Manaku’s vast oeuvre includes some very well known and coveted sets of paintings, including the Siege of Lanka (from a Ramayana) of c.1725, the Gita Govinda of 1730, and an incomplete series of Bhagavata Purana paintings that continue into a large number of detailed brush drawings. Each drawing is numbered and contains descriptive inscriptions in the takri script to guide the artist in the later stages of the process. The text on this drawing identifies it as the illustration of the Saka dvipa as described in 20th chapter of the fifth book of the Purana. This section records the life of the famed king Priyavrata, his children and grandchildren. Also given are geographical and cosmological details of the realm of human beings, including the division of the world into seven dvipas or ‘continents’, each of which was headed by one of Priyavrata’s sons.
The Saka dvipa is named after a teak wood tree—the fragrance of which spread all over the region. Its ruler Medhatithi further distributed his territory between his seven sons: Purojava, Manojava, Pavamana, Dhumranika, Citrarepha, Bahurupa and Vishvadhara, all of who are shown here. The area was divided by its topography with the seven mountains: Ishana, Urushringa, Balabhadra, Shatakesara, Sahasrasrota, Devapala and Mahanasa, and seven rivers that ran through it. Shown here as imagined by Manaku, each grandson of Priyavrata sits in his kingdom. The individual parts stand out on their own but also fit into the landmass as a whole.
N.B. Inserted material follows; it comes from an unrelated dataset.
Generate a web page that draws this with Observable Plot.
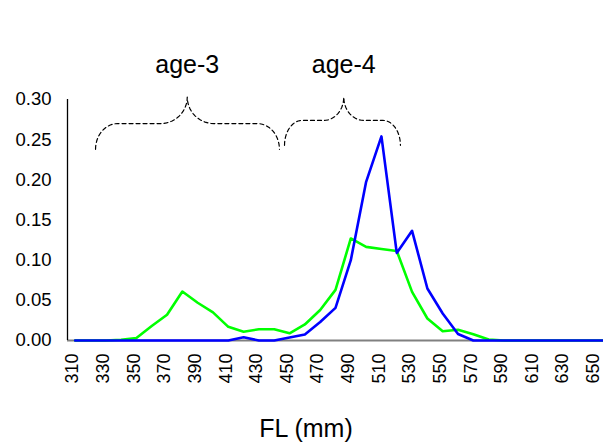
<!DOCTYPE html>
<html>
<head>
<meta charset="utf-8">
<script src="https://cdn.jsdelivr.net/npm/d3@7"></script>
<script src="https://cdn.jsdelivr.net/npm/@observablehq/plot@0.6"></script>
<style>
  html, body { margin: 0; padding: 0; background: #fff; }
  svg { display: block; }
</style>
</head>
<body>
<div id="chart"></div>
<script>
// Fork length categories (mm)
const fl = [310, 320, 330, 340, 350, 360, 370, 380, 390, 400, 410, 420, 430, 440, 450, 460, 470, 480,
            490, 500, 510, 520, 530, 540, 550, 560, 570, 580, 590, 600, 610, 620, 630, 640, 650, 660];
// Proportion, green series
const greenSeries = [0, 0, 0, 0.001, 0.003, 0.018, 0.032, 0.061, 0.047, 0.035, 0.017, 0.011, 0.014, 0.014,
                     0.009, 0.020, 0.038, 0.063, 0.127, 0.1165, 0.114, 0.1115, 0.0605, 0.0274, 0.0116, 0.0134,
                     0.0078, 0.0012, 0, 0, 0, 0, 0, 0, 0, 0];
// Proportion, blue series
const blueSeries = [0, 0, 0, 0, 0, 0, 0, 0, 0, 0, 0, 0.004, 0, 0, 0.0037, 0.0075, 0.023, 0.0406,
                    0.100, 0.1975, 0.254, 0.109, 0.1365, 0.0647, 0.0336, 0.008, 0, 0, 0, 0, 0, 0, 0, 0, 0, 0];
// Tick labels
const xTicks = [310, 330, 350, 370, 390, 410, 430, 450, 470, 490, 510, 530, 550, 570, 590, 610, 630, 650];
const yTicks = [0, 0.05, 0.10, 0.15, 0.20, 0.25, 0.30];
// Age-group braces (annotation)
const braceLabels = ["age-3", "age-4"];
const braceStart = [323.3, 446.7];
const braceTip = [383.2, 485.4];
const braceEnd = [443.4, 522.4];
const braceEndY = [0.238, 0.243];
const braceMidY = [0.270, 0.274];
const braceTipY = [0.303, 0.303];
const braceEndR = [14.4, 11.5];
const braceTipR = [17.4, 13];
const labelY = 0.3427;

const green = fl.map((x, i) => ({fl: x, v: greenSeries[i]}));
const blue = fl.map((x, i) => ({fl: x, v: blueSeries[i]}));

function bracePoints(k) {
  const x1 = braceStart[k], xt = braceTip[k], x2 = braceEnd[k];
  const ye = braceEndY[k], ym = braceMidY[k], yt = braceTipY[k];
  const re = braceEndR[k], rt = braceTipR[k];
  const pts = [];
  const n = 14;
  const arc = (cx, cy, rx, ry, t0, t1) => {
    for (let i = 0; i <= n; i++) {
      const t = t0 + (t1 - t0) * i / n;
      pts.push({x: cx + rx * Math.cos(t), y: cy + ry * Math.sin(t), b: k});
    }
  };
  arc(x1 + re, ye, re, ym - ye, Math.PI, Math.PI / 2);
  arc(xt - rt, yt, rt, yt - ym, -Math.PI / 2, 0);
  arc(xt + rt, yt, rt, yt - ym, Math.PI, 3 * Math.PI / 2);
  arc(x2 - re, ye, re, ym - ye, Math.PI / 2, 0);
  return pts;
}
const braces = braceLabels.flatMap((_, k) => bracePoints(k));
const labels = braceLabels.map((t, k) => ({t, x: braceTip[k], y: labelY}));

const font = "'Liberation Sans', Arial, Helvetica, sans-serif";

const chart = Plot.plot({
  width: 603,
  height: 444,
  marginTop: 99,
  marginBottom: 104,
  marginLeft: 67,
  marginRight: 0,
  style: {fontFamily: font, background: "#fff", color: "#000"},
  x: {type: "linear", domain: [305, 655]},
  y: {domain: [0, 0.3]},
  marks: [
    Plot.ruleY([0], {stroke: "#808080", strokeWidth: 2}),
    Plot.ruleX([305], {y1: 0, y2: 0.3, stroke: "#000", strokeWidth: 1.3}),
    Plot.axisY({ticks: yTicks, tickFormat: d3.format(".2f"), tickSize: 0, tickPadding: 16,
                fontSize: 18.5, label: null}),
    Plot.axisX({ticks: xTicks, tickFormat: d => String(d), tickSize: 0, tickPadding: 13,
                tickRotate: -90, fontSize: 18, dx: -2.5, label: null}),
    Plot.line(green, {x: "fl", y: "v", stroke: "#00ff00", strokeWidth: 2.6}),
    Plot.line(blue, {x: "fl", y: "v", stroke: "#0000ff", strokeWidth: 2.6}),
    Plot.line(braces, {x: "x", y: "y", z: "b", stroke: "#000", strokeWidth: 1.2, strokeDasharray: "4,3"}),
    Plot.text(labels, {x: "x", y: "y", text: "t", fontSize: 25, textAnchor: "middle", lineAnchor: "middle"}),
    Plot.text(["FL (mm)"], {frameAnchor: "bottom", dy: 88, dx: -29.5, fontSize: 25, lineAnchor: "middle"})
  ]
});
document.getElementById("chart").appendChild(chart);
</script>
</body>
</html>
Around the edges of this island wavy lines indicate the presence of an ethereal liquid.
The high quality of Manaku’s work is the culmination of his skill and creativity, effortlessly handling wondrous mythological themes and bringing them to life on the page. With little iconographic precedent for most of the texts that he illustrated, the master artist repeatedly produced enchanting paintings and drawings, transporting his audience into the magical world of gods and supernatural beings. This drawing in particular stands out as one of the rare illustrations of an abysmal subject. It has the same fluid line that appears in his other compositions, and the crowns of the kings and their thrones, the vegetation and architectural forms, are all congruous with his vocabulary. Even though this is a preparatory draft it contains a remarkable amount of detail, and even without the use of any colours Manaku is able to successfully visualise a highly abstracted landscape.
Private collection, UK.
Fischer, Eberhard. “The Painter Manaku of Guler – Works of a Great Indian Master in the Museum Rietberg Zurich.” Orientations 38/2 (2007): 128-136.
Goswamy, B. N., Eberhard Fischer. Pahari Masters. Zurich: Artibus Asiae Publishers, 1992.
Goswamy, B. N., Eberhard Fischer. “Manaku”, in Beach, Milo, Eberhard Fischer, B. N. Goswmay (eds), Masters of Indian Painting, Vol 2. Zurich: Artibus Asiae, 2011. pp 641-658.
Raghunathan, N. Srimad Bhagavatam. Chennai: Vighneswara Publishing House, 1976.